Work instructions: Transcribe the material in full. Nothing should differ except that the pictures are left out.

Given information:
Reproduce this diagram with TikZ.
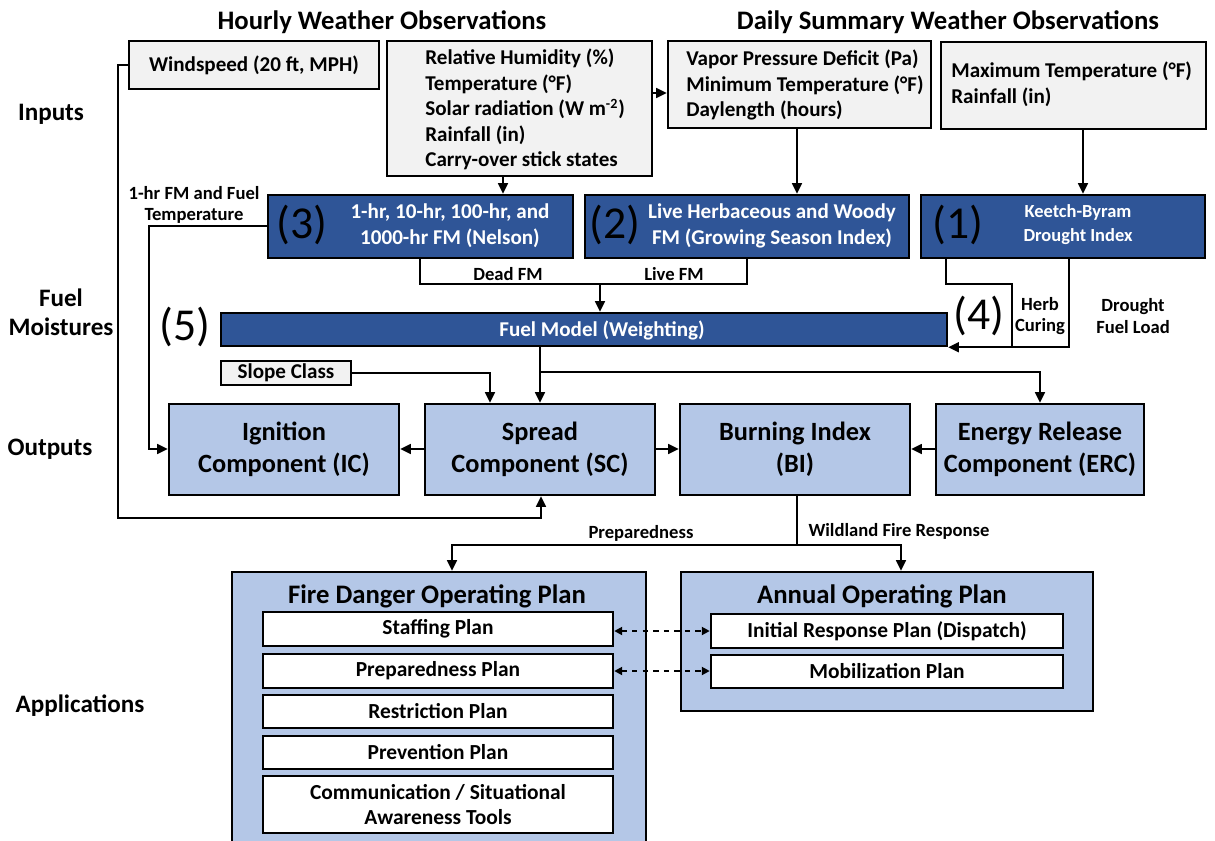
\documentclass[tikz,border=0pt]{standalone}
\usepackage{fontspec}
\setmainfont{Carlito}
\usetikzlibrary{arrows.meta}
\definecolor{dblue}{RGB}{47,85,151}
\definecolor{lblue}{RGB}{180,199,231}
\definecolor{lgray}{RGB}{242,242,242}
\newcommand\myfs[2]{\fontsize{#1}{#2}\selectfont}
\tikzset{
 sz/.style 2 args={minimum width=#1*0.02cm, minimum height=#2*0.02cm},
 gbox/.style={draw, line width=1.4pt, fill=lgray, inner sep=0pt, font=\bfseries\myfs{12}{14.5}},
 gtxt/.style={anchor=west, align=left, inner sep=0pt, font=\bfseries\myfs{12}{14.5}},
 dbox/.style={draw, line width=1.4pt, fill=dblue, inner sep=0pt},
 lbox/.style={draw, line width=1.4pt, fill=lblue, inner sep=0pt, align=center, font=\bfseries\myfs{15}{18.1}},
 wbox/.style={draw, line width=1.4pt, fill=white, inner sep=0pt, align=center, font=\bfseries\myfs{12.2}{14.2}},
 wtext/.style={text=white, align=center, inner sep=0pt, font=\bfseries\myfs{12}{14.8}},
 num/.style={inner sep=0pt, font=\myfs{26}{26}},
 small/.style={align=center, font=\bfseries\myfs{10.6}{11.5}},
 side/.style={align=center, font=\bfseries\myfs{14.3}{16.4}},
 title/.style={font=\bfseries\myfs{15.2}{17}},
 ln/.style={line width=1.2pt},
 arr/.style={line width=1.2pt, -{Triangle[length=6pt,width=5.5pt]}},
 darr/.style={line width=1.2pt, dashed, {Triangle[length=4.5pt,width=4.5pt]}-{Triangle[length=4.5pt,width=4.5pt]}},
}
\begin{document}
\begin{tikzpicture}[x=0.02cm,y=-0.02cm]
\useasboundingbox (0,0) rectangle (1215,840);
% titles and side labels
\node[title] (th) at (382,22) {Hourly Weather Observations};
\node[title] (td) at (948,22) {Daily Summary Weather Observations};
\node[side] (sIn) at (51,114) {Inputs};
\node[side] (sFm) at (61,312) {Fuel\\Moistures};
\node[side] (sOut) at (50,449) {Outputs};
\node[side] (sApp) at (80,706) {Applications};
% inputs
\node[gbox, sz={250}{48}] (wind) at (254,65) {Windspeed (20 ft, MPH)};
\node[gbox, sz={265}{135}] (hourly) at (519.5,108.5) {};
\node[gtxt] (hourlyt) at (425,109.5) {Relative Humidity (\%)\\Temperature (°F)\\Solar radiation (W m\textsuperscript{-2})\\Rainfall (in)\\Carry-over stick states};
\node[gbox, sz={263}{87}] (vpd) at (799.5,84.5) {};
\node[gtxt] (vpdt) at (686,85) {Vapor Pressure Deficit (Pa)\\Minimum Temperature (°F)\\Daylength (hours)};
\node[gbox, sz={265}{87}] (maxt) at (1073.5,85.5) {};
\node[gtxt] (maxtt) at (951,84.5) {Maximum Temperature (°F)\\Rainfall (in)};
% fuel moisture boxes
\node[dbox, sz={305}{63}] (b3) at (420.5,226.5) {};
\node[num] (n3) at (302,225) {(3)};
\node[wtext] (b3t) at (450,226) {1-hr, 10-hr, 100-hr, and\\1000-hr FM (Nelson)};
\node[dbox, sz={324}{63}] (b2) at (747,226.5) {};
\node[num] (n2) at (615,225) {(2)};
\node[wtext] (b2t) at (772,226) {Live Herbaceous and Woody\\FM (Growing Season Index)};
\node[dbox, sz={284}{63}] (b1) at (1063,226.5) {};
\node[num] (n1) at (958,225) {(1)};
\node[wtext, font=\bfseries\myfs{10.5}{13.6}] (b1t) at (1078,225) {Keetch-Byram\\Drought Index};
\node[dbox, sz={726}{33}] (fm) at (584,329.5) {};
\node[text=white, font=\bfseries\myfs{12}{14}] (fmt) at (602,330) {Fuel Model (Weighting)};
\node[num] (n5) at (185,327) {(5)};
\node[num] (n4) at (979,316) {(4)};
\node[gbox, sz={130}{24}, line width=1.2pt] (slope) at (286,373) {Slope Class};
% connector labels
\node[small] (l1hr) at (194,205) {1-hr FM and Fuel\\Temperature};
\node[small] (ldead) at (508,274) {Dead FM};
\node[small] (llive) at (674,274) {Live FM};
\node[small, font=\bfseries\myfs{10.6}{12}] (lherb) at (1040,316) {Herb\\Curing};
\node[small, font=\bfseries\myfs{10.6}{12.5}] (ldrought) at (1133,316) {Drought\\Fuel Load};
\node[small] (lprep) at (641,533) {Preparedness};
\node[small] (lwfr) at (899,531) {Wildland Fire Response};
% outputs
\node[lbox, sz={230}{91}] (ic) at (284,449.5) {Ignition\\Component (IC)};
\node[lbox, sz={230}{91}] (sc) at (540,449.5) {Spread\\Component (SC)};
\node[lbox, sz={230}{91}] (bi) at (795,449.5) {Burning Index\\(BI)};
\node[lbox, sz={208}{91}] (erc) at (1040,449.5) {Energy Release\\Component (ERC)};
% applications
\node[lbox, sz={414}{270}] (fdop) at (439,707) {};
\node[title] (fdopt) at (437,596) {Fire Danger Operating Plan};
\node[lbox, sz={412}{139}] (aop) at (887,641.5) {};
\node[title] (aopt) at (882,596) {Annual Operating Plan};
\node[wbox, sz={350}{34}] (staff) at (438,629) {Staffing Plan};
\node[wbox, sz={350}{34}] (prep) at (438,671) {Preparedness Plan};
\node[wbox, sz={350}{33}] (restr) at (438,711.5) {Restriction Plan};
\node[wbox, sz={350}{33}] (prev) at (438,752.5) {Prevention Plan};
\node[wbox, sz={350}{57}] (comm) at (438,804.5) {Communication / Situational\\Awareness Tools};
\node[wbox, sz={352}{34}] (irp) at (887,631) {Initial Response Plan (Dispatch)};
\node[wbox, sz={352}{33}] (mob) at (887,671.5) {Mobilization Plan};
% coordinates
\coordinate (jfm) at (600,284);
\coordinate (j4) at (1012,284);
\coordinate (jerc) at (540,372);
\coordinate (jbi) at (797,545);
% connectors
\draw[arr] (hourly.east |- 0,93) -- (vpd.west |- 0,93);
\draw[arr] (hourly.south -| 503,0) -- (b3.north -| 503,0);
\draw[arr] (vpd.south -| 797,0) -- (b2.north -| 797,0);
\draw[arr] (maxt.south -| 1083,0) -- (b1.north -| 1083,0);
\draw[arr] (wind.west) -| (118,518) -| (sc.south -| 541,0);
\draw[arr] (b3.west |- 0,226) -| (149,449) -- (ic.west |- 0,449);
\draw[ln] (b3.south -| 420,0) |- (jfm);
\draw[ln] (b2.south -| 747,0) |- (jfm);
\draw[arr] (jfm) -- (fm.north -| jfm);
\draw[ln] (b1.south -| 946,0) |- (j4) -- (1012,346);
\draw[arr] (b1.south -| 1069,0) |- (fm.south east);
\draw[arr] (fm.south -| 540,0) -- (sc.north -| 540,0);
\draw[arr] (slope.east) -| (sc.north -| 490,0);
\draw[arr] (jerc) -| (erc.north -| 1040,0);
\draw[arr] (sc.west |- 0,449) -- (ic.east |- 0,449);
\draw[arr] (sc.east |- 0,449) -- (bi.west |- 0,449);
\draw[arr] (erc.west |- 0,449) -- (bi.east |- 0,449);
\draw[ln] (bi.south -| jbi) -- (jbi);
\draw[arr] (jbi) -| (fdop.north -| 452,0);
\draw[arr] (jbi) -| (aop.north -| 901,0);
\draw[darr] (staff.east |- 0,631) -- (irp.west);
\draw[darr] (prep.east) -- (mob.west |- prep.east);
\end{tikzpicture}
\end{document}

Result of this task:
Reproduce this diagram with TikZ.
\documentclass[tikz,border=0pt]{standalone}
\usepackage{fontspec}
\setmainfont{Carlito}
\usetikzlibrary{arrows.meta}
\definecolor{dblue}{RGB}{47,85,151}
\definecolor{lblue}{RGB}{180,199,231}
\definecolor{lgray}{RGB}{242,242,242}
\newcommand\myfs[2]{\fontsize{#1}{#2}\selectfont}
\tikzset{
 sz/.style 2 args={minimum width=#1*0.02cm, minimum height=#2*0.02cm},
 gbox/.style={draw, line width=1.4pt, fill=lgray, inner sep=0pt, font=\bfseries\myfs{12}{14.5}},
 gtxt/.style={anchor=west, align=left, inner sep=0pt, font=\bfseries\myfs{12}{14.5}},
 dbox/.style={draw, line width=1.4pt, fill=dblue, inner sep=0pt},
 lbox/.style={draw, line width=1.4pt, fill=lblue, inner sep=0pt, align=center, font=\bfseries\myfs{15}{18.1}},
 wbox/.style={draw, line width=1.4pt, fill=white, inner sep=0pt, align=center, font=\bfseries\myfs{12.2}{14.2}},
 wtext/.style={text=white, align=center, inner sep=0pt, font=\bfseries\myfs{12}{14.8}},
 num/.style={inner sep=0pt, font=\myfs{26}{26}},
 small/.style={align=center, font=\bfseries\myfs{10.6}{11.5}},
 side/.style={align=center, font=\bfseries\myfs{14.3}{16.4}},
 title/.style={font=\bfseries\myfs{15.2}{17}},
 ln/.style={line width=1.2pt},
 arr/.style={line width=1.2pt, -{Triangle[length=6pt,width=5.5pt]}},
 darr/.style={line width=1.2pt, dashed, {Triangle[length=4.5pt,width=4.5pt]}-{Triangle[length=4.5pt,width=4.5pt]}},
}
\begin{document}
\begin{tikzpicture}[x=0.02cm,y=-0.02cm]
\useasboundingbox (0,0) rectangle (1215,840);
% titles and side labels
\node[title] (th) at (382,22) {Hourly Weather Observations};
\node[title] (td) at (948,22) {Daily Summary Weather Observations};
\node[side] (sIn) at (51,114) {Inputs};
\node[side] (sFm) at (61,312) {Fuel\\Moistures};
\node[side] (sOut) at (50,449) {Outputs};
\node[side] (sApp) at (80,706) {Applications};
% inputs
\node[gbox, sz={250}{48}] (wind) at (254,65) {Windspeed (20 ft, MPH)};
\node[gbox, sz={265}{135}] (hourly) at (519.5,108.5) {};
\node[gtxt] (hourlyt) at (425,109.5) {Relative Humidity (\%)\\Temperature (°F)\\Solar radiation (W m\textsuperscript{-2})\\Rainfall (in)\\Carry-over stick states};
\node[gbox, sz={263}{87}] (vpd) at (799.5,84.5) {};
\node[gtxt] (vpdt) at (686,85) {Vapor Pressure Deficit (Pa)\\Minimum Temperature (°F)\\Daylength (hours)};
\node[gbox, sz={265}{87}] (maxt) at (1073.5,85.5) {};
\node[gtxt] (maxtt) at (951,84.5) {Maximum Temperature (°F)\\Rainfall (in)};
% fuel moisture boxes
\node[dbox, sz={305}{63}] (b3) at (420.5,226.5) {};
\node[num] (n3) at (302,225) {(3)};
\node[wtext] (b3t) at (450,226) {1-hr, 10-hr, 100-hr, and\\1000-hr FM (Nelson)};
\node[dbox, sz={324}{63}] (b2) at (747,226.5) {};
\node[num] (n2) at (615,225) {(2)};
\node[wtext] (b2t) at (772,226) {Live Herbaceous and Woody\\FM (Growing Season Index)};
\node[dbox, sz={284}{63}] (b1) at (1063,226.5) {};
\node[num] (n1) at (958,225) {(1)};
\node[wtext, font=\bfseries\myfs{10.5}{13.6}] (b1t) at (1078,225) {Keetch-Byram\\Drought Index};
\node[dbox, sz={726}{33}] (fm) at (584,329.5) {};
\node[text=white, font=\bfseries\myfs{12}{14}] (fmt) at (602,330) {Fuel Model (Weighting)};
\node[num] (n5) at (185,327) {(5)};
\node[num] (n4) at (979,316) {(4)};
\node[gbox, sz={130}{24}, line width=1.2pt] (slope) at (286,373) {Slope Class};
% connector labels
\node[small] (l1hr) at (194,205) {1-hr FM and Fuel\\Temperature};
\node[small] (ldead) at (508,274) {Dead FM};
\node[small] (llive) at (674,274) {Live FM};
\node[small, font=\bfseries\myfs{10.6}{12}] (lherb) at (1040,316) {Herb\\Curing};
\node[small, font=\bfseries\myfs{10.6}{12.5}] (ldrought) at (1133,316) {Drought\\Fuel Load};
\node[small] (lprep) at (641,533) {Preparedness};
\node[small] (lwfr) at (899,531) {Wildland Fire Response};
% outputs
\node[lbox, sz={230}{91}] (ic) at (284,449.5) {Ignition\\Component (IC)};
\node[lbox, sz={230}{91}] (sc) at (540,449.5) {Spread\\Component (SC)};
\node[lbox, sz={230}{91}] (bi) at (795,449.5) {Burning Index\\(BI)};
\node[lbox, sz={208}{91}] (erc) at (1040,449.5) {Energy Release\\Component (ERC)};
% applications
\node[lbox, sz={414}{270}] (fdop) at (439,707) {};
\node[title] (fdopt) at (437,596) {Fire Danger Operating Plan};
\node[lbox, sz={412}{139}] (aop) at (887,641.5) {};
\node[title] (aopt) at (882,596) {Annual Operating Plan};
\node[wbox, sz={350}{34}] (staff) at (438,629) {Staffing Plan};
\node[wbox, sz={350}{34}] (prep) at (438,671) {Preparedness Plan};
\node[wbox, sz={350}{33}] (restr) at (438,711.5) {Restriction Plan};
\node[wbox, sz={350}{33}] (prev) at (438,752.5) {Prevention Plan};
\node[wbox, sz={350}{57}] (comm) at (438,804.5) {Communication / Situational\\Awareness Tools};
\node[wbox, sz={352}{34}] (irp) at (887,631) {Initial Response Plan (Dispatch)};
\node[wbox, sz={352}{33}] (mob) at (887,671.5) {Mobilization Plan};
% coordinates
\coordinate (jfm) at (600,284);
\coordinate (j4) at (1012,284);
\coordinate (jerc) at (540,372);
\coordinate (jbi) at (797,545);
% connectors
\draw[arr] (hourly.east |- 0,93) -- (vpd.west |- 0,93);
\draw[arr] (hourly.south -| 503,0) -- (b3.north -| 503,0);
\draw[arr] (vpd.south -| 797,0) -- (b2.north -| 797,0);
\draw[arr] (maxt.south -| 1083,0) -- (b1.north -| 1083,0);
\draw[arr] (wind.west) -| (118,518) -| (sc.south -| 541,0);
\draw[arr] (b3.west |- 0,226) -| (149,449) -- (ic.west |- 0,449);
\draw[ln] (b3.south -| 420,0) |- (jfm);
\draw[ln] (b2.south -| 747,0) |- (jfm);
\draw[arr] (jfm) -- (fm.north -| jfm);
\draw[ln] (b1.south -| 946,0) |- (j4) -- (1012,346);
\draw[arr] (b1.south -| 1069,0) |- (fm.south east);
\draw[arr] (fm.south -| 540,0) -- (sc.north -| 540,0);
\draw[arr] (slope.east) -| (sc.north -| 490,0);
\draw[arr] (jerc) -| (erc.north -| 1040,0);
\draw[arr] (sc.west |- 0,449) -- (ic.east |- 0,449);
\draw[arr] (sc.east |- 0,449) -- (bi.west |- 0,449);
\draw[arr] (erc.west |- 0,449) -- (bi.east |- 0,449);
\draw[ln] (bi.south -| jbi) -- (jbi);
\draw[arr] (jbi) -| (fdop.north -| 452,0);
\draw[arr] (jbi) -| (aop.north -| 901,0);
\draw[darr] (staff.east |- 0,631) -- (irp.west);
\draw[darr] (prep.east) -- (mob.west |- prep.east);
\end{tikzpicture}
\end{document}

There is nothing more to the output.